* [Prompt]: In this exercise, return the whole listing exactly, excluding any images.

++++++

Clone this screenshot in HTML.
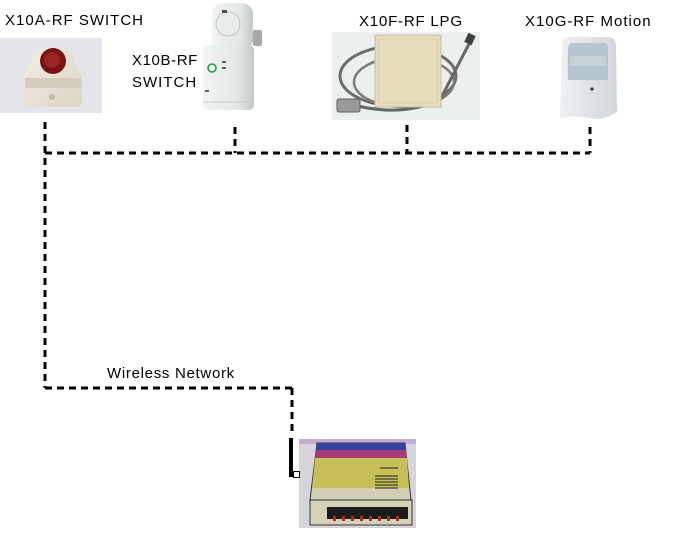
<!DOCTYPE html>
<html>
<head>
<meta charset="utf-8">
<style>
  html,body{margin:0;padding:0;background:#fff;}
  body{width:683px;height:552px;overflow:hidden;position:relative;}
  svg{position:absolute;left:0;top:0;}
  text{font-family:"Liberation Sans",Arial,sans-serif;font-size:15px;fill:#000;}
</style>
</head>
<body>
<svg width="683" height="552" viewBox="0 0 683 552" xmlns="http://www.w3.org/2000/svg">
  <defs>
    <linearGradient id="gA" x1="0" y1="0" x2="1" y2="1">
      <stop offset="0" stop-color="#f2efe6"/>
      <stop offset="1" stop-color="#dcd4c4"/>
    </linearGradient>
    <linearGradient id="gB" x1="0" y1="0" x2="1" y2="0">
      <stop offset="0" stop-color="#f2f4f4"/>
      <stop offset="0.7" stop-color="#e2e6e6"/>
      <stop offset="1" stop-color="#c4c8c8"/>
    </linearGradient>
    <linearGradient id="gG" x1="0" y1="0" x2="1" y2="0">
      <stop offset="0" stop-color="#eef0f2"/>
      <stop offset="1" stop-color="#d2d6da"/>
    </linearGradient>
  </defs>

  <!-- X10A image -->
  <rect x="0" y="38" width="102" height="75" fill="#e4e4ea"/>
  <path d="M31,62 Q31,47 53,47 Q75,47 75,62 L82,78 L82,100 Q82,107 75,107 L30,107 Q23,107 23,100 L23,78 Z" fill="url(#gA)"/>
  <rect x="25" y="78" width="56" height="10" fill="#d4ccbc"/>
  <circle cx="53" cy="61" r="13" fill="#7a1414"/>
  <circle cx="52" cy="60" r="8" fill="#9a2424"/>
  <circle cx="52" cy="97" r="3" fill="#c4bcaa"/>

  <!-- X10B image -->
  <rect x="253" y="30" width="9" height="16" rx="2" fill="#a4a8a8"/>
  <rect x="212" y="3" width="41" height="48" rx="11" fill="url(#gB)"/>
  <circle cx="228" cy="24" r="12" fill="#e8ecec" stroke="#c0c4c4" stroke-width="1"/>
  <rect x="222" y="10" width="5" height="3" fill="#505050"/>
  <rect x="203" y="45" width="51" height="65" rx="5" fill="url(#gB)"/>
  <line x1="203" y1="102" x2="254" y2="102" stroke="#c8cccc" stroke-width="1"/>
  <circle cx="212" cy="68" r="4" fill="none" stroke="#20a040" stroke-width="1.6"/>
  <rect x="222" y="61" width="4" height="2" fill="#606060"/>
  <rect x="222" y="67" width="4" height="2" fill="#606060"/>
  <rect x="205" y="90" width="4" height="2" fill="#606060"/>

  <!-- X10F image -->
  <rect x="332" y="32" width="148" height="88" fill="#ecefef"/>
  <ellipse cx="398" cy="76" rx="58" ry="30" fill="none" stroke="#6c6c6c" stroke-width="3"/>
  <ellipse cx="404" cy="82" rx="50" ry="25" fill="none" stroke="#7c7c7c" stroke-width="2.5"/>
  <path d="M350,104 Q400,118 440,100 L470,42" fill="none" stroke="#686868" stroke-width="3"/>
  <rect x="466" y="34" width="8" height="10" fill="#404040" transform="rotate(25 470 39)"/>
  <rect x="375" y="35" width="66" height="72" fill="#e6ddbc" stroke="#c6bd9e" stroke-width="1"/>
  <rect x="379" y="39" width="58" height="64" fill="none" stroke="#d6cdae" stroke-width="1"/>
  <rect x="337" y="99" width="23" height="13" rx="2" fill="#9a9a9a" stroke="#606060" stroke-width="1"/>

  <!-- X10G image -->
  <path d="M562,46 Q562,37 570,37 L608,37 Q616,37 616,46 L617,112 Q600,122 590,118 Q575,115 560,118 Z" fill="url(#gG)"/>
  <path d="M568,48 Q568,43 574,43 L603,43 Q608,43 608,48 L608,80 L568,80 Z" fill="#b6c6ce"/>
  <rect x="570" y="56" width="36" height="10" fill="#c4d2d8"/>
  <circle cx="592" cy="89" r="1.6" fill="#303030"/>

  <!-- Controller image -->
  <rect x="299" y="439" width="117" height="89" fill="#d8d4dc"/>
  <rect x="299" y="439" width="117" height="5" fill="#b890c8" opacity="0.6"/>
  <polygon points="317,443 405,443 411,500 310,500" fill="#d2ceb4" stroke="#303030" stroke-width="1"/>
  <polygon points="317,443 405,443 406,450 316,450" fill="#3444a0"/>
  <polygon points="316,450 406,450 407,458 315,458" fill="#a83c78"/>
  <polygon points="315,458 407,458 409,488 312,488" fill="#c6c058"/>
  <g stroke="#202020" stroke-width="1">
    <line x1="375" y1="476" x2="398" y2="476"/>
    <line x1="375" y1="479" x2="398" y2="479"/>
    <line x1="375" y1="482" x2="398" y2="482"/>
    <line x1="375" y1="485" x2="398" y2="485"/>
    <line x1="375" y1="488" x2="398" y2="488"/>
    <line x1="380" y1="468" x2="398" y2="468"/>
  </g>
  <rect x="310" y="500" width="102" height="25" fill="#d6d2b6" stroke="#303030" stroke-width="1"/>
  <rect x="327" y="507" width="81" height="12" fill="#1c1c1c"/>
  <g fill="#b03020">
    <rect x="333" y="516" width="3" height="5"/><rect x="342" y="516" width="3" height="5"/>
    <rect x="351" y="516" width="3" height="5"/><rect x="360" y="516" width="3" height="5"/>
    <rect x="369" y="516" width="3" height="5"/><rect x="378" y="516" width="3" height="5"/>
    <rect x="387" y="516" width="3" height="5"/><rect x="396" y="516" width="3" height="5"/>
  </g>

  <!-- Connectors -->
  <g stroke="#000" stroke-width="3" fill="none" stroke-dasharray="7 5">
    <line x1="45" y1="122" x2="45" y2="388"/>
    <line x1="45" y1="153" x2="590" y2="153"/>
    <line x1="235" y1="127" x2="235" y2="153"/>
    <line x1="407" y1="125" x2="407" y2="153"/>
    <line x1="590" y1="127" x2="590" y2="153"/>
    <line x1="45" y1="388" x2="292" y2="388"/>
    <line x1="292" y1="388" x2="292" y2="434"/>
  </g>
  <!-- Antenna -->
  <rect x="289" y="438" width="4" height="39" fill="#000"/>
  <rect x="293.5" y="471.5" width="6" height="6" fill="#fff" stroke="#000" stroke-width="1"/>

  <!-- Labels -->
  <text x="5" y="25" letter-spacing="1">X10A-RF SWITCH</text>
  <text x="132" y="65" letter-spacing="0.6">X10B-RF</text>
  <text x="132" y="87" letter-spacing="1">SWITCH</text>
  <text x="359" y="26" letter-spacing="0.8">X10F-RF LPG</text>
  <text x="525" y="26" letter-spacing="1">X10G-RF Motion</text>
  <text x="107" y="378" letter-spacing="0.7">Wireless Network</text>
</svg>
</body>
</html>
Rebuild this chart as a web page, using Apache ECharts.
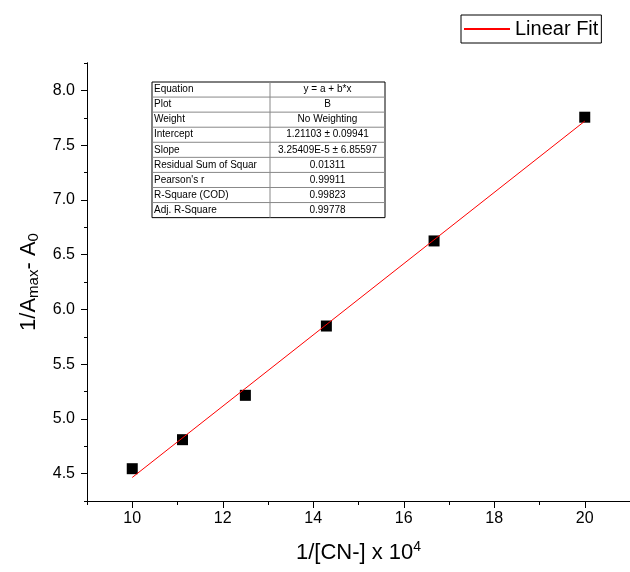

++++++

* [Task solution]:
Clone this screenshot in HTML.
<!DOCTYPE html>
<html>
<head>
<meta charset="utf-8">
<style>
  html,body{margin:0;padding:0;background:#fff;}
  body{width:683px;height:552px;overflow:hidden;position:relative;}
  svg{position:absolute;left:0;top:0;}
  text{font-family:"Liberation Sans",Arial,sans-serif;font-size:15px;fill:#000;}
</style>
</head>
<body>
<svg width="683" height="552" viewBox="0 0 683 552" xmlns="http://www.w3.org/2000/svg">
  <defs>
    <linearGradient id="gA" x1="0" y1="0" x2="1" y2="1">
      <stop offset="0" stop-color="#f2efe6"/>
      <stop offset="1" stop-color="#dcd4c4"/>
    </linearGradient>
    <linearGradient id="gB" x1="0" y1="0" x2="1" y2="0">
      <stop offset="0" stop-color="#f2f4f4"/>
      <stop offset="0.7" stop-color="#e2e6e6"/>
      <stop offset="1" stop-color="#c4c8c8"/>
    </linearGradient>
    <linearGradient id="gG" x1="0" y1="0" x2="1" y2="0">
      <stop offset="0" stop-color="#eef0f2"/>
      <stop offset="1" stop-color="#d2d6da"/>
    </linearGradient>
  </defs>

  <!-- X10A image -->
  <rect x="0" y="38" width="102" height="75" fill="#e4e4ea"/>
  <path d="M31,62 Q31,47 53,47 Q75,47 75,62 L82,78 L82,100 Q82,107 75,107 L30,107 Q23,107 23,100 L23,78 Z" fill="url(#gA)"/>
  <rect x="25" y="78" width="56" height="10" fill="#d4ccbc"/>
  <circle cx="53" cy="61" r="13" fill="#7a1414"/>
  <circle cx="52" cy="60" r="8" fill="#9a2424"/>
  <circle cx="52" cy="97" r="3" fill="#c4bcaa"/>

  <!-- X10B image -->
  <rect x="253" y="30" width="9" height="16" rx="2" fill="#a4a8a8"/>
  <rect x="212" y="3" width="41" height="48" rx="11" fill="url(#gB)"/>
  <circle cx="228" cy="24" r="12" fill="#e8ecec" stroke="#c0c4c4" stroke-width="1"/>
  <rect x="222" y="10" width="5" height="3" fill="#505050"/>
  <rect x="203" y="45" width="51" height="65" rx="5" fill="url(#gB)"/>
  <line x1="203" y1="102" x2="254" y2="102" stroke="#c8cccc" stroke-width="1"/>
  <circle cx="212" cy="68" r="4" fill="none" stroke="#20a040" stroke-width="1.6"/>
  <rect x="222" y="61" width="4" height="2" fill="#606060"/>
  <rect x="222" y="67" width="4" height="2" fill="#606060"/>
  <rect x="205" y="90" width="4" height="2" fill="#606060"/>

  <!-- X10F image -->
  <rect x="332" y="32" width="148" height="88" fill="#ecefef"/>
  <ellipse cx="398" cy="76" rx="58" ry="30" fill="none" stroke="#6c6c6c" stroke-width="3"/>
  <ellipse cx="404" cy="82" rx="50" ry="25" fill="none" stroke="#7c7c7c" stroke-width="2.5"/>
  <path d="M350,104 Q400,118 440,100 L470,42" fill="none" stroke="#686868" stroke-width="3"/>
  <rect x="466" y="34" width="8" height="10" fill="#404040" transform="rotate(25 470 39)"/>
  <rect x="375" y="35" width="66" height="72" fill="#e6ddbc" stroke="#c6bd9e" stroke-width="1"/>
  <rect x="379" y="39" width="58" height="64" fill="none" stroke="#d6cdae" stroke-width="1"/>
  <rect x="337" y="99" width="23" height="13" rx="2" fill="#9a9a9a" stroke="#606060" stroke-width="1"/>

  <!-- X10G image -->
  <path d="M562,46 Q562,37 570,37 L608,37 Q616,37 616,46 L617,112 Q600,122 590,118 Q575,115 560,118 Z" fill="url(#gG)"/>
  <path d="M568,48 Q568,43 574,43 L603,43 Q608,43 608,48 L608,80 L568,80 Z" fill="#b6c6ce"/>
  <rect x="570" y="56" width="36" height="10" fill="#c4d2d8"/>
  <circle cx="592" cy="89" r="1.6" fill="#303030"/>

  <!-- Controller image -->
  <rect x="299" y="439" width="117" height="89" fill="#d8d4dc"/>
  <rect x="299" y="439" width="117" height="5" fill="#b890c8" opacity="0.6"/>
  <polygon points="317,443 405,443 411,500 310,500" fill="#d2ceb4" stroke="#303030" stroke-width="1"/>
  <polygon points="317,443 405,443 406,450 316,450" fill="#3444a0"/>
  <polygon points="316,450 406,450 407,458 315,458" fill="#a83c78"/>
  <polygon points="315,458 407,458 409,488 312,488" fill="#c6c058"/>
  <g stroke="#202020" stroke-width="1">
    <line x1="375" y1="476" x2="398" y2="476"/>
    <line x1="375" y1="479" x2="398" y2="479"/>
    <line x1="375" y1="482" x2="398" y2="482"/>
    <line x1="375" y1="485" x2="398" y2="485"/>
    <line x1="375" y1="488" x2="398" y2="488"/>
    <line x1="380" y1="468" x2="398" y2="468"/>
  </g>
  <rect x="310" y="500" width="102" height="25" fill="#d6d2b6" stroke="#303030" stroke-width="1"/>
  <rect x="327" y="507" width="81" height="12" fill="#1c1c1c"/>
  <g fill="#b03020">
    <rect x="333" y="516" width="3" height="5"/><rect x="342" y="516" width="3" height="5"/>
    <rect x="351" y="516" width="3" height="5"/><rect x="360" y="516" width="3" height="5"/>
    <rect x="369" y="516" width="3" height="5"/><rect x="378" y="516" width="3" height="5"/>
    <rect x="387" y="516" width="3" height="5"/><rect x="396" y="516" width="3" height="5"/>
  </g>

  <!-- Connectors -->
  <g stroke="#000" stroke-width="3" fill="none" stroke-dasharray="7 5">
    <line x1="45" y1="122" x2="45" y2="388"/>
    <line x1="45" y1="153" x2="590" y2="153"/>
    <line x1="235" y1="127" x2="235" y2="153"/>
    <line x1="407" y1="125" x2="407" y2="153"/>
    <line x1="590" y1="127" x2="590" y2="153"/>
    <line x1="45" y1="388" x2="292" y2="388"/>
    <line x1="292" y1="388" x2="292" y2="434"/>
  </g>
  <!-- Antenna -->
  <rect x="289" y="438" width="4" height="39" fill="#000"/>
  <rect x="293.5" y="471.5" width="6" height="6" fill="#fff" stroke="#000" stroke-width="1"/>

  <!-- Labels -->
  <text x="5" y="25" letter-spacing="1">X10A-RF SWITCH</text>
  <text x="132" y="65" letter-spacing="0.6">X10B-RF</text>
  <text x="132" y="87" letter-spacing="1">SWITCH</text>
  <text x="359" y="26" letter-spacing="0.8">X10F-RF LPG</text>
  <text x="525" y="26" letter-spacing="1">X10G-RF Motion</text>
  <text x="107" y="378" letter-spacing="0.7">Wireless Network</text>
</svg>
</body>
</html>
Rebuild this chart as a web page, using Apache ECharts.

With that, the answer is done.